L’édition 2005, marquée par une querelle d’ampleur inattendue, place la direction du Festival devant une autre obligation d’urgence : son projet ne pourra perdurer et prendre sa consistance que s’il s’appuie sur la rencontre avec le public. Il s’agit de fidéliser différentes strates de publics en empathie avec le Festival. L’été 2005 a montré que l’enjeu était vital, car il est à peu près certain qu’une défection du public aurait entraîné la chute de la direction, donnant libre cours au catastrophisme d’un discours de rupture entre théâtre contemporain et public populaire. Or, c’est précisément à cette déliaison que ne se résout pas la direction d’Avignon, qui a mis en place des liens de mobilisation de différents cercles possibles de spectateurs. Nous sommes là au cœur du projet avignonnais : organiser la rencontre entre public populaire et innovation artistique.

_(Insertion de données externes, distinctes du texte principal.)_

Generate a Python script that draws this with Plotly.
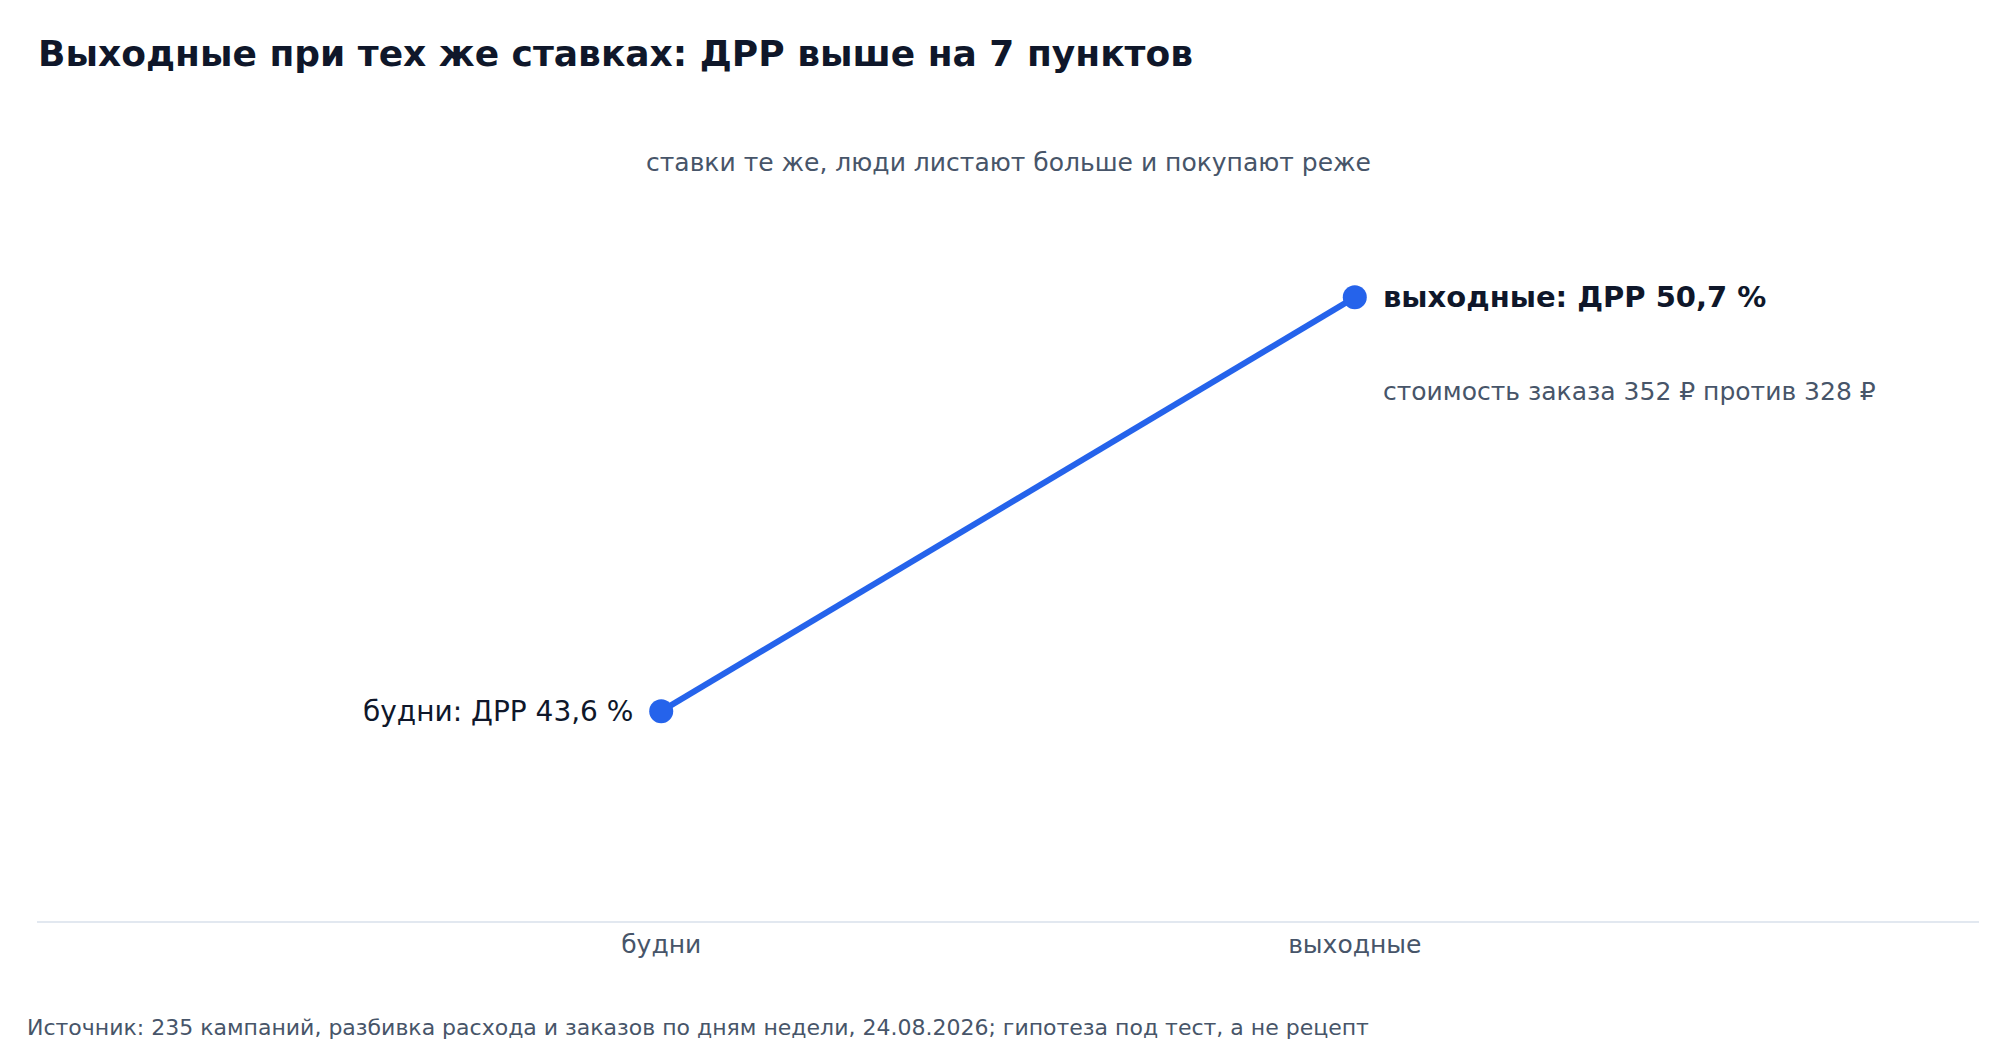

Le premier noyau des spectateurs est avignonnais, du moins comtadin, soit environ deux mille personnes qui forment le socle du Festival, son ancrage local. L’enjeu va au-délà des ventes de places l’été durant. Il s’agit de la reconstitution de l’identité d’un public spécifique, le plus déterminant peut-être, laissé en jachère depuis les années 1970 et l’action de Paul Puaux – qui vivait lui-même à Avignon – à la tête d’un Festival qui se vivait également comme un centre culturel, avec sa dynamique locale propre.